§ **Given task**
Copy all lines below exactly as written. Leave pictures out.

━━━ Input for this task ━━━

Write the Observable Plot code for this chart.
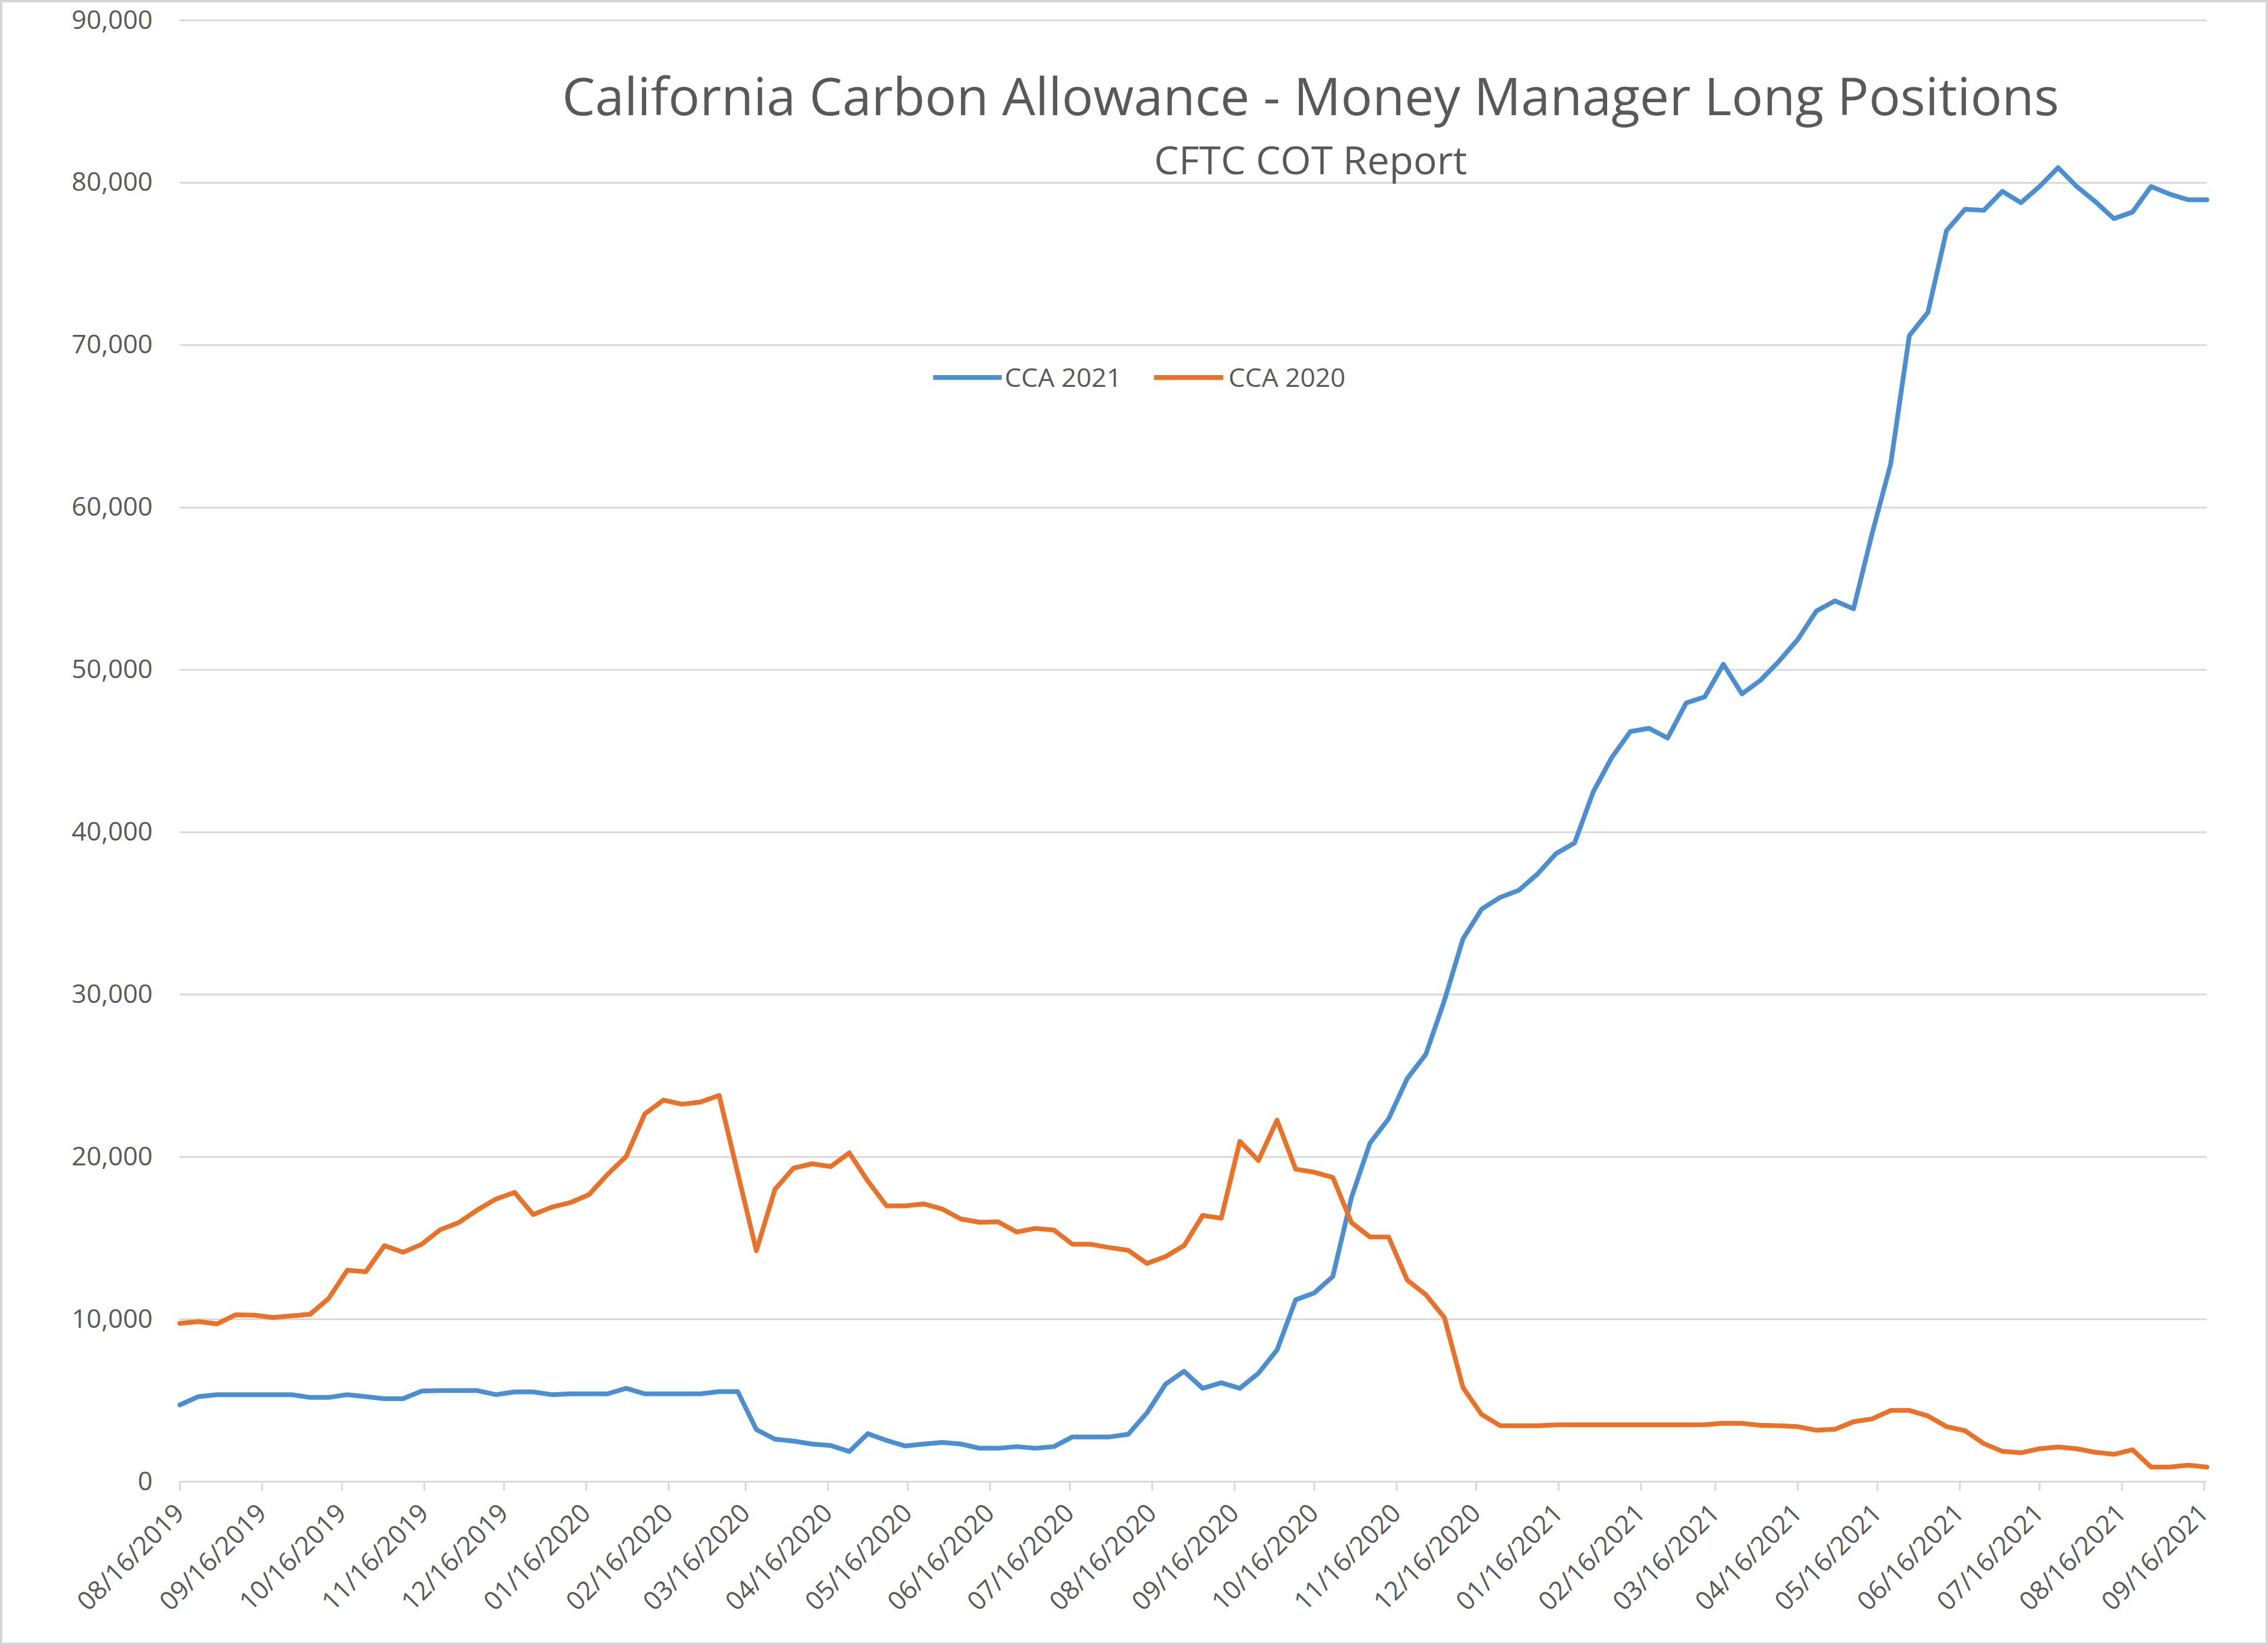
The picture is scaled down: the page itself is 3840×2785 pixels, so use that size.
<!DOCTYPE html>
<html>
<head>
<meta charset="utf-8">
<script src="https://cdn.jsdelivr.net/npm/d3@7"></script>
<script src="https://cdn.jsdelivr.net/npm/@observablehq/plot@0.6"></script>
<style>
  html, body { margin: 0; padding: 0; background: #ffffff; }
  #wrap { position: relative; width: 3840px; height: 2785px; overflow: hidden; background: #fff; }
  #wrap > svg { position: absolute; left: 0; top: 0; }
  #frame { position: absolute; left: 0; top: 0; width: 3840px; height: 2785px; box-sizing: border-box; border: 4px solid #d6d6d6; pointer-events: none; }
</style>
</head>
<body>
<div id="wrap"><div id="frame"></div></div>
<script>
// ---------------- data ----------------
const chartTitle = "California Carbon Allowance - Money Manager Long Positions";
const chartSubtitle = "CFTC COT Report";
const seriesNames = ["CCA 2021", "CCA 2020"];
const seriesColors = ["#4a8fd1", "#ea7125"];
const firstReportDate = "2019-08-16"; // weekly report dates
const tickLabels = [
  "08/16/2019","09/16/2019","10/16/2019","11/16/2019","12/16/2019",
  "01/16/2020","02/16/2020","03/16/2020","04/16/2020","05/16/2020","06/16/2020",
  "07/16/2020","08/16/2020","09/16/2020","10/16/2020","11/16/2020","12/16/2020",
  "01/16/2021","02/16/2021","03/16/2021","04/16/2021","05/16/2021","06/16/2021",
  "07/16/2021","08/16/2021","09/16/2021"
];
const yTickValues = [0, 10000, 20000, 30000, 40000, 50000, 60000, 70000, 80000, 90000];

const cca2021 = [
  4730, 5240, 5360, 5360, 5360, 5360, 5360, 5190, 5190, 5360,
  5240, 5110, 5110, 5580, 5610, 5610, 5610, 5360, 5530, 5530,
  5360, 5410, 5410, 5410, 5750, 5410, 5410, 5410, 5410, 5550,
  5550, 3210, 2620, 2500, 2320, 2230, 1860, 2960, 2540, 2200,
  2320, 2420, 2320, 2060, 2060, 2160, 2060, 2160, 2760, 2760,
  2760, 2920, 4230, 6000, 6800, 5750, 6090, 5750, 6680, 8110,
  11200, 11620, 12640, 17500, 20860, 22350, 24830, 26320, 29640, 33440,
  35260, 35990, 36420, 37420, 38680, 39340, 42480, 44600, 46200, 46400,
  45800, 47960, 48340, 50340, 48520, 49360, 50540, 51870, 53620, 54250,
  53760, 58400, 62700, 70580, 72020, 77050, 78370, 78300, 79470, 78770,
  79770, 80930, 79770, 78840, 77790, 78190, 79770, 79300, 78950, 78950
];
const cca2020 = [
  9750, 9860, 9720, 10280, 10260, 10110, 10210, 10310, 11280, 13020,
  12930, 14540, 14130, 14620, 15520, 15960, 16740, 17410, 17820, 16450,
  16910, 17190, 17680, 18930, 20030, 22650, 23500, 23250, 23380, 23790,
  19000, 14230, 18000, 19310, 19580, 19410, 20250, 18510, 16990, 16990,
  17110, 16790, 16180, 15980, 16010, 15380, 15600, 15500, 14620, 14620,
  14420, 14250, 13440, 13860, 14540, 16400, 16230, 20960, 19780, 22270,
  19250, 19060, 18740, 15960, 15070, 15070, 12420, 11520, 10100, 5790,
  4140, 3450, 3450, 3450, 3500, 3500, 3500, 3500, 3500, 3500,
  3500, 3500, 3510, 3600, 3590, 3470, 3450, 3390, 3170, 3230,
  3690, 3870, 4390, 4390, 4050, 3390, 3140, 2350, 1870, 1780,
  2030, 2140, 2030, 1810, 1690, 1970, 900, 900, 1020, 900
];

// ---------------- build table ----------------
const start = new Date(firstReportDate + "T00:00:00Z");
const dates = cca2021.map((_, i) => d3.utcDay.offset(start, 7 * i));
const table = [];
[cca2021, cca2020].forEach((vals, s) => {
  vals.forEach((v, i) => table.push({date: dates[i], value: v, series: seriesNames[s]}));
});
const parseTick = d3.utcParse("%m/%d/%Y");
const tickDates = tickLabels.map(parseTick);

const FONT = "'Open Sans', 'DejaVu Sans', sans-serif";
const TEXT = "#595959";
const GRID = "#d9d9d9";

const chart = Plot.plot({
  width: 3840,
  height: 2785,
  marginLeft: 304,
  marginRight: 104,
  marginTop: 34,
  marginBottom: 277,
  style: {fontFamily: FONT, color: TEXT, background: "transparent", overflow: "visible"},
  x: {type: "utc", domain: [dates[0], dates[dates.length - 1]]},
  y: {domain: [0, 90000]},
  color: {domain: seriesNames, range: seriesColors},
  marks: [
    Plot.gridY(yTickValues, {stroke: GRID, strokeOpacity: 1, strokeWidth: 3}),
    Plot.axisY(yTickValues, {
      tickSize: 0, tickPadding: 46, fontSize: 44, label: null,
      tickFormat: d3.format(","), fill: TEXT
    }),
    Plot.axisX(tickDates, {
      tickSize: 16, tickPadding: 30, tickRotate: -45, fontSize: 44, label: null,
      tickFormat: d3.utcFormat("%m/%d/%Y"), stroke: GRID, strokeWidth: 3, fill: TEXT
    }),
    Plot.line(table, {
      x: "date", y: "value", z: "series", stroke: "series",
      strokeWidth: 8, strokeLinejoin: "round", strokeLinecap: "round"
    })
  ]
});
document.getElementById("wrap").insertBefore(chart, document.getElementById("frame"));

// ---------------- title, subtitle, legend overlay ----------------
const over = d3.select("#wrap").append("svg")
  .attr("width", 3840).attr("height", 2785)
  .style("position", "absolute").style("left", 0).style("top", 0)
  .style("font-family", FONT);

function fit(sel, target) {
  const w = sel.node().getComputedTextLength();
  const fs = parseFloat(sel.attr("font-size"));
  sel.attr("font-size", fs * target / w);
}
const t = over.append("text").attr("x", 2219).attr("y", 195)
  .attr("text-anchor", "middle").attr("font-size", 90).attr("fill", TEXT).text(chartTitle);
fit(t, 2535);
const st = over.append("text").attr("x", 2219).attr("y", 295)
  .attr("text-anchor", "middle").attr("font-size", 66).attr("fill", TEXT).text(chartSubtitle);
fit(st, 530);

const legendItems = [
  {name: seriesNames[0], color: seriesColors[0], x0: 1580, x1: 1696, tx: 1701},
  {name: seriesNames[1], color: seriesColors[1], x0: 1954, x1: 2071, tx: 2080}
];
const lg = over.append("g");
legendItems.forEach(it => {
  lg.append("line").attr("x1", it.x0).attr("x2", it.x1).attr("y1", 639).attr("y2", 639)
    .attr("stroke", it.color).attr("stroke-width", 8);
  const tx = lg.append("text").attr("x", it.tx).attr("y", 655).attr("font-size", 44)
    .attr("fill", TEXT).text(it.name);
  fit(tx, 198);
});
</script>
</body>
</html>
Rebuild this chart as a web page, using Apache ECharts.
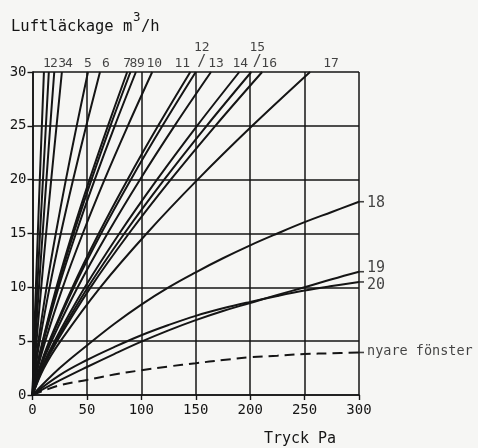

━━━

§ **Worked answer**
Write the Observable Plot code for this chart.
The picture is scaled down: the page itself is 3840×2785 pixels, so use that size.
<!DOCTYPE html>
<html>
<head>
<meta charset="utf-8">
<script src="https://cdn.jsdelivr.net/npm/d3@7"></script>
<script src="https://cdn.jsdelivr.net/npm/@observablehq/plot@0.6"></script>
<style>
  html, body { margin: 0; padding: 0; background: #ffffff; }
  #wrap { position: relative; width: 3840px; height: 2785px; overflow: hidden; background: #fff; }
  #wrap > svg { position: absolute; left: 0; top: 0; }
  #frame { position: absolute; left: 0; top: 0; width: 3840px; height: 2785px; box-sizing: border-box; border: 4px solid #d6d6d6; pointer-events: none; }
</style>
</head>
<body>
<div id="wrap"><div id="frame"></div></div>
<script>
// ---------------- data ----------------
const chartTitle = "California Carbon Allowance - Money Manager Long Positions";
const chartSubtitle = "CFTC COT Report";
const seriesNames = ["CCA 2021", "CCA 2020"];
const seriesColors = ["#4a8fd1", "#ea7125"];
const firstReportDate = "2019-08-16"; // weekly report dates
const tickLabels = [
  "08/16/2019","09/16/2019","10/16/2019","11/16/2019","12/16/2019",
  "01/16/2020","02/16/2020","03/16/2020","04/16/2020","05/16/2020","06/16/2020",
  "07/16/2020","08/16/2020","09/16/2020","10/16/2020","11/16/2020","12/16/2020",
  "01/16/2021","02/16/2021","03/16/2021","04/16/2021","05/16/2021","06/16/2021",
  "07/16/2021","08/16/2021","09/16/2021"
];
const yTickValues = [0, 10000, 20000, 30000, 40000, 50000, 60000, 70000, 80000, 90000];

const cca2021 = [
  4730, 5240, 5360, 5360, 5360, 5360, 5360, 5190, 5190, 5360,
  5240, 5110, 5110, 5580, 5610, 5610, 5610, 5360, 5530, 5530,
  5360, 5410, 5410, 5410, 5750, 5410, 5410, 5410, 5410, 5550,
  5550, 3210, 2620, 2500, 2320, 2230, 1860, 2960, 2540, 2200,
  2320, 2420, 2320, 2060, 2060, 2160, 2060, 2160, 2760, 2760,
  2760, 2920, 4230, 6000, 6800, 5750, 6090, 5750, 6680, 8110,
  11200, 11620, 12640, 17500, 20860, 22350, 24830, 26320, 29640, 33440,
  35260, 35990, 36420, 37420, 38680, 39340, 42480, 44600, 46200, 46400,
  45800, 47960, 48340, 50340, 48520, 49360, 50540, 51870, 53620, 54250,
  53760, 58400, 62700, 70580, 72020, 77050, 78370, 78300, 79470, 78770,
  79770, 80930, 79770, 78840, 77790, 78190, 79770, 79300, 78950, 78950
];
const cca2020 = [
  9750, 9860, 9720, 10280, 10260, 10110, 10210, 10310, 11280, 13020,
  12930, 14540, 14130, 14620, 15520, 15960, 16740, 17410, 17820, 16450,
  16910, 17190, 17680, 18930, 20030, 22650, 23500, 23250, 23380, 23790,
  19000, 14230, 18000, 19310, 19580, 19410, 20250, 18510, 16990, 16990,
  17110, 16790, 16180, 15980, 16010, 15380, 15600, 15500, 14620, 14620,
  14420, 14250, 13440, 13860, 14540, 16400, 16230, 20960, 19780, 22270,
  19250, 19060, 18740, 15960, 15070, 15070, 12420, 11520, 10100, 5790,
  4140, 3450, 3450, 3450, 3500, 3500, 3500, 3500, 3500, 3500,
  3500, 3500, 3510, 3600, 3590, 3470, 3450, 3390, 3170, 3230,
  3690, 3870, 4390, 4390, 4050, 3390, 3140, 2350, 1870, 1780,
  2030, 2140, 2030, 1810, 1690, 1970, 900, 900, 1020, 900
];

// ---------------- build table ----------------
const start = new Date(firstReportDate + "T00:00:00Z");
const dates = cca2021.map((_, i) => d3.utcDay.offset(start, 7 * i));
const table = [];
[cca2021, cca2020].forEach((vals, s) => {
  vals.forEach((v, i) => table.push({date: dates[i], value: v, series: seriesNames[s]}));
});
const parseTick = d3.utcParse("%m/%d/%Y");
const tickDates = tickLabels.map(parseTick);

const FONT = "'Open Sans', 'DejaVu Sans', sans-serif";
const TEXT = "#595959";
const GRID = "#d9d9d9";

const chart = Plot.plot({
  width: 3840,
  height: 2785,
  marginLeft: 304,
  marginRight: 104,
  marginTop: 34,
  marginBottom: 277,
  style: {fontFamily: FONT, color: TEXT, background: "transparent", overflow: "visible"},
  x: {type: "utc", domain: [dates[0], dates[dates.length - 1]]},
  y: {domain: [0, 90000]},
  color: {domain: seriesNames, range: seriesColors},
  marks: [
    Plot.gridY(yTickValues, {stroke: GRID, strokeOpacity: 1, strokeWidth: 3}),
    Plot.axisY(yTickValues, {
      tickSize: 0, tickPadding: 46, fontSize: 44, label: null,
      tickFormat: d3.format(","), fill: TEXT
    }),
    Plot.axisX(tickDates, {
      tickSize: 16, tickPadding: 30, tickRotate: -45, fontSize: 44, label: null,
      tickFormat: d3.utcFormat("%m/%d/%Y"), stroke: GRID, strokeWidth: 3, fill: TEXT
    }),
    Plot.line(table, {
      x: "date", y: "value", z: "series", stroke: "series",
      strokeWidth: 8, strokeLinejoin: "round", strokeLinecap: "round"
    })
  ]
});
document.getElementById("wrap").insertBefore(chart, document.getElementById("frame"));

// ---------------- title, subtitle, legend overlay ----------------
const over = d3.select("#wrap").append("svg")
  .attr("width", 3840).attr("height", 2785)
  .style("position", "absolute").style("left", 0).style("top", 0)
  .style("font-family", FONT);

function fit(sel, target) {
  const w = sel.node().getComputedTextLength();
  const fs = parseFloat(sel.attr("font-size"));
  sel.attr("font-size", fs * target / w);
}
const t = over.append("text").attr("x", 2219).attr("y", 195)
  .attr("text-anchor", "middle").attr("font-size", 90).attr("fill", TEXT).text(chartTitle);
fit(t, 2535);
const st = over.append("text").attr("x", 2219).attr("y", 295)
  .attr("text-anchor", "middle").attr("font-size", 66).attr("fill", TEXT).text(chartSubtitle);
fit(st, 530);

const legendItems = [
  {name: seriesNames[0], color: seriesColors[0], x0: 1580, x1: 1696, tx: 1701},
  {name: seriesNames[1], color: seriesColors[1], x0: 1954, x1: 2071, tx: 2080}
];
const lg = over.append("g");
legendItems.forEach(it => {
  lg.append("line").attr("x1", it.x0).attr("x2", it.x1).attr("y1", 639).attr("y2", 639)
    .attr("stroke", it.color).attr("stroke-width", 8);
  const tx = lg.append("text").attr("x", it.tx).attr("y", 655).attr("font-size", 44)
    .attr("fill", TEXT).text(it.name);
  fit(tx, 198);
});
</script>
</body>
</html>
Rebuild this chart as a web page, using Apache ECharts.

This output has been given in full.